Work to be completed
Skipping all pictures, set down the lines of the listing from the first through the one with "from matplotlib.lines import Line2D".

Code that draws figures:
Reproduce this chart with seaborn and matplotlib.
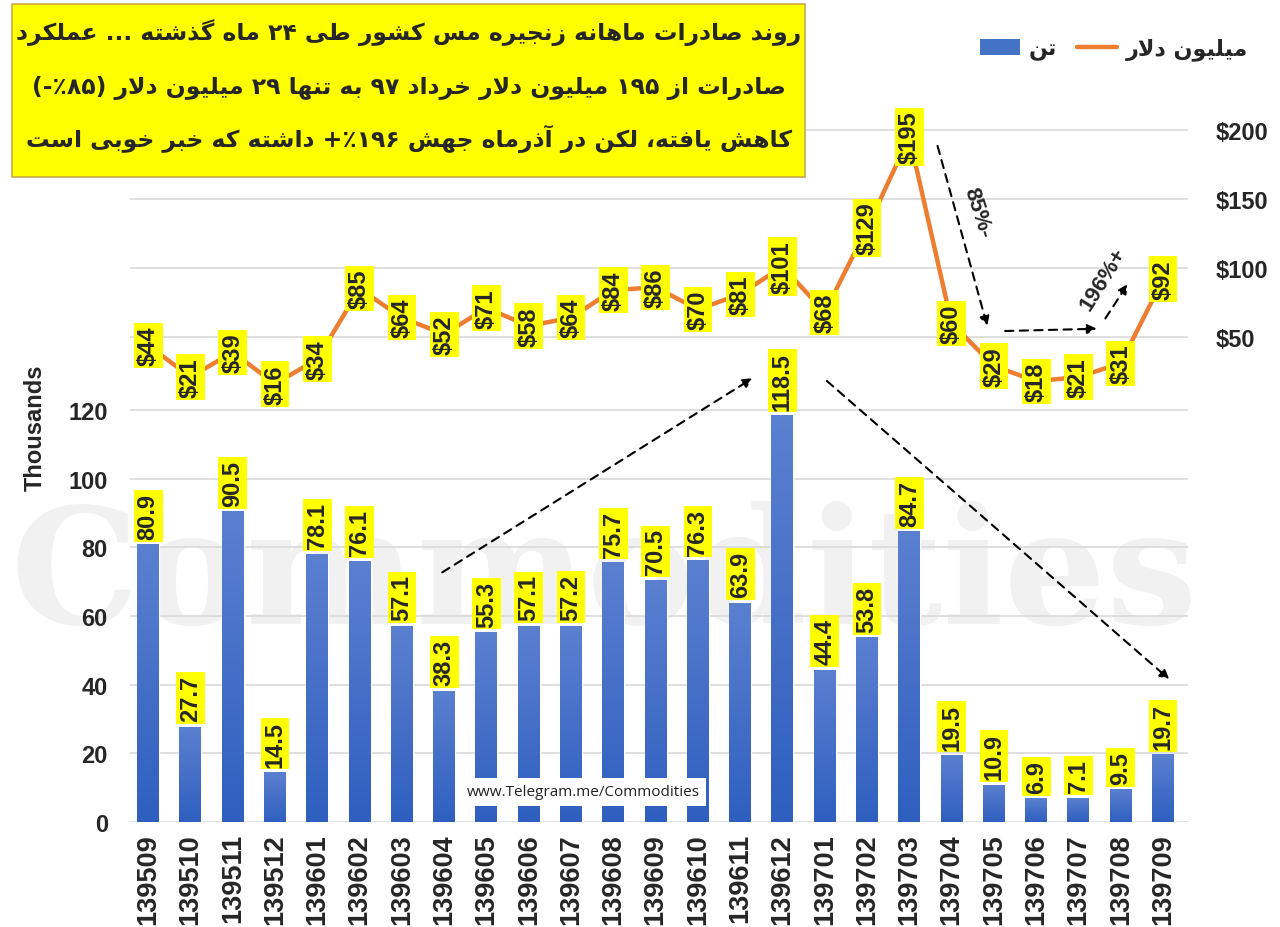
import re
import numpy as np
import matplotlib
matplotlib.use('Agg')
import matplotlib.pyplot as plt
import seaborn as sns
from matplotlib.colors import LinearSegmentedColormap
from matplotlib.patches import Rectangle
from matplotlib.lines import Line2D

# data
months = ['139509', '139510', '139511', '139512', '139601', '139602', '139603',
          '139604', '139605', '139606', '139607', '139608', '139609', '139610',
          '139611', '139612', '139701', '139702', '139703', '139704', '139705',
          '139706', '139707', '139708', '139709']
tons_k = [80.9, 27.7, 90.5, 14.5, 78.1, 76.1, 57.1, 38.3, 55.3, 57.1, 57.2, 75.7,
          70.5, 76.3, 63.9, 118.5, 44.4, 53.8, 84.7, 19.5, 10.9, 6.9, 7.1, 9.5, 19.7]
usd_m = [44, 21, 39, 16, 34, 85, 64, 52, 71, 58, 64, 84, 86, 70, 81, 101, 68, 129,
         195, 60, 29, 18, 21, 31, 92]
left_ticks = [0, 20, 40, 60, 80, 100, 120]
right_ticks = [50, 100, 150, 200]

title_lines = ['روند صادرات ماهانه زنجیره مس کشور طی ۲۴ ماه گذشته ... عملکرد',
               'صادرات از ۱۹۵ میلیون دلار خرداد ۹۷ به تنها ۲۹ میلیون دلار (۸۵٪-)',
               'کاهش یافته، لکن در آذرماه جهش ۱۹۶٪+ داشته که خبر خوبی است']
legend_labels = ['تن', 'میلیون دلار']

# --- minimal persian shaping (no reshaper available) ---
FORMS = {
    'ا': ('\uFE8D', '\uFE8E', None, None), 'آ': ('\uFE81', '\uFE82', None, None),
    'ب': ('\uFE8F', '\uFE90', '\uFE91', '\uFE92'), 'ت': ('\uFE95', '\uFE96', '\uFE97', '\uFE98'),
    'ج': ('\uFE9D', '\uFE9E', '\uFE9F', '\uFEA0'), 'خ': ('\uFEA5', '\uFEA6', '\uFEA7', '\uFEA8'),
    'د': ('\uFEA9', '\uFEAA', None, None), 'ذ': ('\uFEAB', '\uFEAC', None, None),
    'ر': ('\uFEAD', '\uFEAE', None, None), 'ز': ('\uFEAF', '\uFEB0', None, None),
    'س': ('\uFEB1', '\uFEB2', '\uFEB3', '\uFEB4'), 'ش': ('\uFEB5', '\uFEB6', '\uFEB7', '\uFEB8'),
    'ص': ('\uFEB9', '\uFEBA', '\uFEBB', '\uFEBC'), 'ط': ('\uFEC1', '\uFEC2', '\uFEC3', '\uFEC4'),
    'ع': ('\uFEC9', '\uFECA', '\uFECB', '\uFECC'), 'ف': ('\uFED1', '\uFED2', '\uFED3', '\uFED4'),
    'ل': ('\uFEDD', '\uFEDE', '\uFEDF', '\uFEE0'), 'م': ('\uFEE1', '\uFEE2', '\uFEE3', '\uFEE4'),
    'ن': ('\uFEE5', '\uFEE6', '\uFEE7', '\uFEE8'), 'ه': ('\uFEE9', '\uFEEA', '\uFEEB', '\uFEEC'),
    'و': ('\uFEED', '\uFEEE', None, None),
    'ک': ('\uFB8E', '\uFB8F', '\uFB90', '\uFB91'), 'گ': ('\uFB92', '\uFB93', '\uFB94', '\uFB95'),
    'ی': ('\uFBFC', '\uFBFD', '\uFBFE', '\uFBFF'),
}
LAMALEF = {'ا': ('\uFEFB', '\uFEFC'), 'آ': ('\uFEF5', '\uFEF6')}


def fa(text):
    text = text.replace('ي', 'ی').replace('ك', 'ک')
    ch = list(text)
    n = len(ch)
    dual = lambda c: c in FORMS and FORMS[c][2] is not None
    out = []
    i = 0
    while i < n:
        c = ch[i]
        if c not in FORMS:
            out.append(c)
            i += 1
            continue
        jp = i > 0 and dual(ch[i - 1])
        if c == 'ل' and i + 1 < n and ch[i + 1] in LAMALEF:
            out.append(LAMALEF[ch[i + 1]][1 if jp else 0])
            i += 2
            continue
        jn = dual(c) and i + 1 < n and ch[i + 1] in FORMS
        f = FORMS[c]
        out.append(f[3] if jp and jn else f[1] if jp else f[2] if jn else f[0])
        i += 1
    s = ''.join(out)[::-1]
    s = re.sub(r'[0-9۰-۹]+', lambda m: m.group(0)[::-1], s)
    return s.translate(str.maketrans('()', ')('))


sns.set_theme(style='white')
plt.rcParams['font.family'] = ['Liberation Sans', 'DejaVu Sans']
plt.rcParams['font.weight'] = 'bold'

W, H = 1280, 928
fig = plt.figure(figsize=(12.8, 9.28), dpi=100, facecolor='white')
ax = fig.add_axes([130 / W, 1 - 823 / H, 1058 / W, 723 / H])
ax.set_facecolor('none')
ax2 = ax.twinx()

# faint watermark
fig.text(0.472, 0.375, 'Commodities', fontsize=116, family='DejaVu Serif',
         color='#f1f1f1', ha='center', va='center', zorder=-1)

sns.barplot(x=months, y=tons_k, ax=ax, color='#4472c4', width=0.52,
            saturation=1, zorder=2)
sns.lineplot(x=np.arange(len(months)), y=usd_m, ax=ax2, color='#ed7d31',
             lw=3.2, zorder=3)

# gradient fill on bars
cmap = LinearSegmentedColormap.from_list('bar', ['#2f5fbf', '#5b80d0'])
grad = np.linspace(0, 1, 128).reshape(-1, 1)
for p in list(ax.patches):
    x0, w, h = p.get_x(), p.get_width(), p.get_height()
    im = ax.imshow(grad, extent=[x0, x0 + w, 0, h], origin='lower', cmap=cmap,
                   aspect='auto', zorder=2.1)
    im.set_clip_path(p)

ax.set_xlim(-0.43, 24.59)
ax2.set_xlim(-0.43, 24.59)
ax.set_ylim(0, 723 / 3.433)
ax2.set_ylim(-416 / 1.38, 307 / 1.38)

ax.set_yticks(left_ticks)
ax.set_yticklabels([str(t) for t in left_ticks])
ax2.set_yticks(right_ticks)
ax2.set_yticklabels([f'${t}' for t in right_ticks])
ax.grid(axis='y', color='#d9d9d9', lw=1.2)
ax2.grid(axis='y', color='#d9d9d9', lw=1.2)
ax.set_axisbelow(True)
for a in (ax, ax2):
    for s in a.spines.values():
        s.set_visible(False)
ax.tick_params(axis='y', length=0, pad=16, labelsize=17)
ax2.tick_params(axis='y', length=0, pad=20, labelsize=17)
ax.tick_params(axis='x', length=0, pad=8, labelsize=19.5, rotation=90)
ax.set_xlabel('')
ax.set_ylabel('')
ax2.set_ylabel('')

# value labels
for i, v in enumerate(tons_k):
    ax.annotate(f'{v}', (i, v), xytext=(0, 4), textcoords='offset points',
                rotation=90, ha='center', va='bottom', fontsize=17,
                fontweight='bold', zorder=5,
                bbox=dict(boxstyle='square,pad=0.12', fc='#ffff00', ec='none'))
for i, v in enumerate(usd_m):
    ax2.text(i, v, f'${v}', rotation=90, ha='center', va='center', fontsize=17,
             fontweight='bold', zorder=6,
             bbox=dict(boxstyle='square,pad=0.12', fc='#ffff00', ec='none'))

# dashed arrows and notes
arw = dict(arrowstyle='-|>', linestyle=(0, (4, 3)), color='black', lw=1.5,
           mutation_scale=14)
for start, end in [((6.9, 72.3), (14.35, 129.7)), ((16.0, 129.0), (24.2, 41.0)),
                   ((18.65, 197.7), (19.86, 143.7)), ((20.2, 143.0), (22.5, 143.7)),
                   ((22.6, 146.0), (23.2, 157.4))]:
    ax2.annotate('', xy=end, xytext=start, xycoords=ax.transData,
                 textcoords=ax.transData, arrowprops=arw, zorder=7)
ax2.text(19.62, 177.7, '85%-', transform=ax.transData, rotation=-72,
         ha='center', va='center', fontsize=16, fontweight='bold')
ax2.text(22.58, 158.2, '196%+', transform=ax.transData, rotation=58,
         ha='center', va='center', fontsize=16, fontweight='bold')

fig.text(35 / W, 1 - 428 / H, 'Thousands', rotation=90, ha='center',
         va='center', fontsize=17, fontweight='bold')

# title box
fig.patches.append(Rectangle((12 / W, 1 - 178 / H), 793 / W, 173 / H,
                             transform=fig.transFigure, fc='#ffff00',
                             ec='#c9a94a', lw=1.2, zorder=1))
for k, (line, yy) in enumerate(zip(title_lines, [33, 88, 139])):
    fig.text(409 / W, 1 - yy / H, fa(line), ha='center', va='center',
             fontsize=16.9, fontweight='bold', family=['DejaVu Sans'], zorder=2)

# legend
handles = [Rectangle((0, 0), 1, 1, fc='#4472c4', ec='none'),
           Line2D([0], [0], color='#ed7d31', lw=3.2)]
leg = fig.legend(handles, [fa(t) for t in legend_labels], ncol=2,
                 loc='center right', bbox_to_anchor=(1248 / W, 1 - 50 / H),
                 frameon=False, handlelength=1.8, handletextpad=0.4,
                 columnspacing=0.9, borderaxespad=0, borderpad=0,
                 prop=dict(family='DejaVu Sans', weight='bold', size=16))

fig.text(583 / W, 1 - 793 / H, 'www.Telegram.me/Commodities', ha='center',
         va='center', fontsize=11, family='Open Sans', fontweight='normal',
         color='#222222', zorder=8,
         bbox=dict(boxstyle='square,pad=0.45', fc='white', ec='none'))

fig.savefig('out.png', dpi=100, facecolor='white')
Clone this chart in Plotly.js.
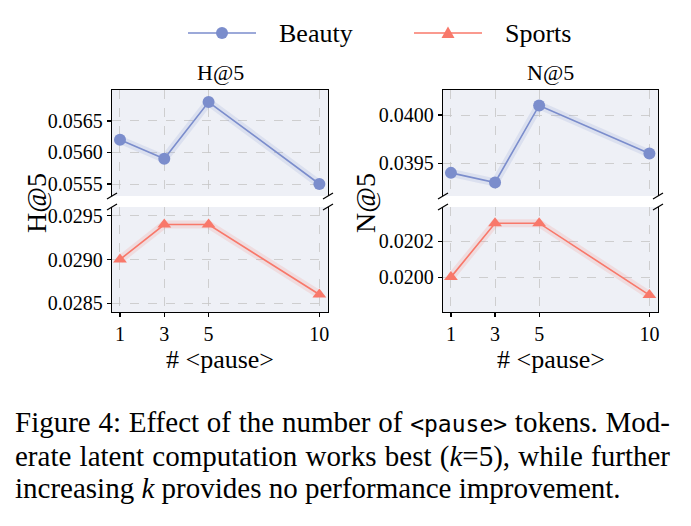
<!DOCTYPE html>
<html>
<head>
<meta charset="utf-8">
<script src="https://cdn.plot.ly/plotly-3.0.1.min.js"></script>
<style>
  html, body { margin: 0; padding: 0; background: #fff; }
  #wrap { position: relative; width: 691px; height: 526px; }
  #chart { position: absolute; left: 0; top: 0; width: 691px; height: 526px; }
  #caption { position: absolute; left: 15px; top: 406px; width: 655px;
    font-family: 'Liberation Serif', serif; font-size: 29px;
    line-height: 32px; color: #000; }
  #caption .j { text-align: justify; text-align-last: justify; white-space: nowrap; }
  #caption .mono { font-family: 'DejaVu Sans Mono', monospace; font-size: 23px; }
</style>
</head>
<body>
<div id="wrap">
  <div id="chart"></div>
  <div id="caption">
    <div class="j">Figure 4: Effect of the number of <span class="mono">&lt;pause&gt;</span> tokens. Mod-</div>
    <div class="j">erate latent computation works best (<i>k</i>=5), while further</div>
    <div>increasing <i>k</i> provides no performance improvement.</div>
  </div>
</div>
<script>
// ---- data ----
const pauses = [1, 3, 5, 10];
const xTickLabels = ['1', '3', '5', '10'];
const beautyH = [0.0562, 0.0559, 0.0568, 0.0555];
const sportsH = [0.0290, 0.0294, 0.0294, 0.0286];
const beautyN = [0.0394, 0.0393, 0.0401, 0.0396];
const sportsN = [0.0200, 0.0203, 0.0203, 0.0199];
const seriesNames = ['Beauty', 'Sports'];
const panelTitles = ['H@5', 'N@5'];
const xTitle = '# &lt;pause&gt;';

// ---- style ----
const W = 691, H = 526;
const FONT = 'Liberation Serif, serif';
const cBeauty = '#7b8dcc';
const cSports = '#f8786a';
const bandBeauty = 'rgba(123,141,204,0.16)';
const bandSports = 'rgba(248,120,106,0.16)';
const bg = '#eef0f6';
const gridC = '#c6c6c6';

const px = v => v / W;
const py = v => 1 - v / H;
const xL = [px(112), px(328)];
const xR = [px(443), px(658)];
const yTop = [py(196), py(90)];
const yBot = [py(312), py(207)];
const xRange = [0.64, 10.39];

function pair(x, y, color, band, symbol, xa, ya) {
  return [
    {x: x, y: y, xaxis: xa, yaxis: ya, mode: 'lines', type: 'scatter',
     line: {color: band, width: 8}, hoverinfo: 'skip', showlegend: false},
    {x: x, y: y, xaxis: xa, yaxis: ya, mode: 'lines+markers', type: 'scatter',
     line: {color: color, width: 1.6},
     marker: {symbol: symbol, size: 12, color: color, line: {width: 0}},
     showlegend: false}
  ];
}

const data = [].concat(
  pair(pauses, sportsH, cSports, bandSports, 'triangle-up', 'x', 'y'),
  pair(pauses, beautyH, cBeauty, bandBeauty, 'circle', 'x2', 'y2'),
  pair(pauses, sportsN, cSports, bandSports, 'triangle-up', 'x3', 'y3'),
  pair(pauses, beautyN, cBeauty, bandBeauty, 'circle', 'x4', 'y4')
);

const tickFont = {family: FONT, size: 20, color: '#000'};
function xBottom(domain, anchor) {
  return {domain: domain, anchor: anchor, range: xRange, tickvals: pauses, ticktext: xTickLabels,
    showline: true, linecolor: '#000', linewidth: 1.2, ticks: 'outside', ticklen: 4, tickwidth: 1.2,
    tickcolor: '#000', tickfont: tickFont, showgrid: true, gridcolor: gridC, griddash: 'dash',
    gridwidth: 0.8, zeroline: false, fixedrange: true};
}
function xTopAx(domain, anchor) {
  return {domain: domain, anchor: anchor, range: xRange, tickvals: pauses, side: 'top',
    showline: true, linecolor: '#000', linewidth: 1.2, ticks: '', showticklabels: false,
    showgrid: true, gridcolor: gridC, griddash: 'dash', gridwidth: 0.8, zeroline: false, fixedrange: true};
}
function yAx(domain, anchor, range, dtick, tick0) {
  return {domain: domain, anchor: anchor, range: range, dtick: dtick, tick0: tick0, tickformat: '.4f',
    showline: true, mirror: true, linecolor: '#000', linewidth: 1.2, ticks: 'outside', ticklen: 4,
    tickwidth: 1.2, tickcolor: '#000', tickfont: tickFont, showgrid: true, gridcolor: gridC,
    griddash: 'dash', gridwidth: 0.8, zeroline: false, fixedrange: true};
}

// break marks
function brk(x, y) {
  return {type: 'line', xref: 'paper', yref: 'paper', xsizemode: 'pixel', ysizemode: 'pixel',
    xanchor: x, yanchor: y, x0: -5, x1: 5, y0: -3, y1: 3, line: {color: '#000', width: 1.2}};
}
const shapes = [];
[xL, xR].forEach(xd => {
  xd.forEach(xx => {
    shapes.push(brk(xx, yTop[0]));
    shapes.push(brk(xx, yBot[1]));
  });
});
// legend key
const legY = py(33);
shapes.push({type: 'line', xref: 'paper', yref: 'paper', x0: px(188), x1: px(256), y0: legY, y1: legY,
  line: {color: cBeauty, width: 1.6}});
shapes.push({type: 'circle', xref: 'paper', yref: 'paper', xsizemode: 'pixel', ysizemode: 'pixel',
  xanchor: px(222), yanchor: legY, x0: -6, x1: 6, y0: -6, y1: 6, fillcolor: cBeauty, line: {width: 0}});
shapes.push({type: 'line', xref: 'paper', yref: 'paper', x0: px(414), x1: px(482), y0: legY, y1: legY,
  line: {color: cSports, width: 1.6}});
shapes.push({type: 'path', xref: 'paper', yref: 'paper', xsizemode: 'pixel', ysizemode: 'pixel',
  xanchor: px(448), yanchor: legY, path: 'M -6.5 -5 L 6.5 -5 L 0 6.5 Z', fillcolor: cSports, line: {width: 0}});

const annFont = s => ({family: FONT, size: s, color: '#000'});
const annotations = [
  {text: seriesNames[0], xref: 'paper', yref: 'paper', x: px(277), y: legY, xanchor: 'left', yanchor: 'middle', showarrow: false, font: annFont(26)},
  {text: seriesNames[1], xref: 'paper', yref: 'paper', x: px(503), y: legY, xanchor: 'left', yanchor: 'middle', showarrow: false, font: annFont(26)},
  {text: panelTitles[0], xref: 'paper', yref: 'paper', x: (xL[0] + xL[1]) / 2, y: yTop[1], xanchor: 'center', yanchor: 'bottom', yshift: 3, showarrow: false, font: annFont(22)},
  {text: panelTitles[1], xref: 'paper', yref: 'paper', x: (xR[0] + xR[1]) / 2, y: yTop[1], xanchor: 'center', yanchor: 'bottom', yshift: 3, showarrow: false, font: annFont(22)},
  {text: xTitle, xref: 'paper', yref: 'paper', x: (xL[0] + xL[1]) / 2, y: yBot[0], xanchor: 'center', yanchor: 'top', yshift: -31, showarrow: false, font: annFont(26)},
  {text: xTitle, xref: 'paper', yref: 'paper', x: (xR[0] + xR[1]) / 2, y: yBot[0], xanchor: 'center', yanchor: 'top', yshift: -31, showarrow: false, font: annFont(26)},
  {text: panelTitles[0], xref: 'paper', yref: 'paper', x: px(36), y: py(203), xanchor: 'center', yanchor: 'middle', textangle: -90, showarrow: false, font: annFont(28)},
  {text: panelTitles[1], xref: 'paper', yref: 'paper', x: px(365), y: py(203), xanchor: 'center', yanchor: 'middle', textangle: -90, showarrow: false, font: annFont(28)}
];

const layout = {
  width: W, height: H, margin: {l: 0, r: 0, t: 0, b: 0},
  paper_bgcolor: 'rgba(0,0,0,0)', plot_bgcolor: bg, showlegend: false,
  font: {family: FONT, color: '#000'},
  xaxis: xBottom(xL, 'y'),
  yaxis: yAx(yBot, 'x', [0.02840, 0.02960], 0.0005, 0.0285),
  xaxis2: xTopAx(xL, 'y2'),
  yaxis2: yAx(yTop, 'x2', [0.05531, 0.05699], 0.0005, 0.0555),
  xaxis3: xBottom(xR, 'y3'),
  yaxis3: yAx(yBot, 'x3', [0.019806, 0.020390], 0.0002, 0.0200),
  xaxis4: xTopAx(xR, 'y4'),
  yaxis4: yAx(yTop, 'x4', [0.03916, 0.04026], 0.0005, 0.0395),
  shapes: shapes, annotations: annotations
};

Plotly.newPlot('chart', data, layout, {staticPlot: true, displayModeBar: false});
</script>
</body>
</html>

Exercise output
Reproduce this chart with seaborn and matplotlib.
import re
import numpy as np
import matplotlib
matplotlib.use('Agg')
import matplotlib.pyplot as plt
import seaborn as sns
from matplotlib.colors import LinearSegmentedColormap
from matplotlib.patches import Rectangle
from matplotlib.lines import Line2D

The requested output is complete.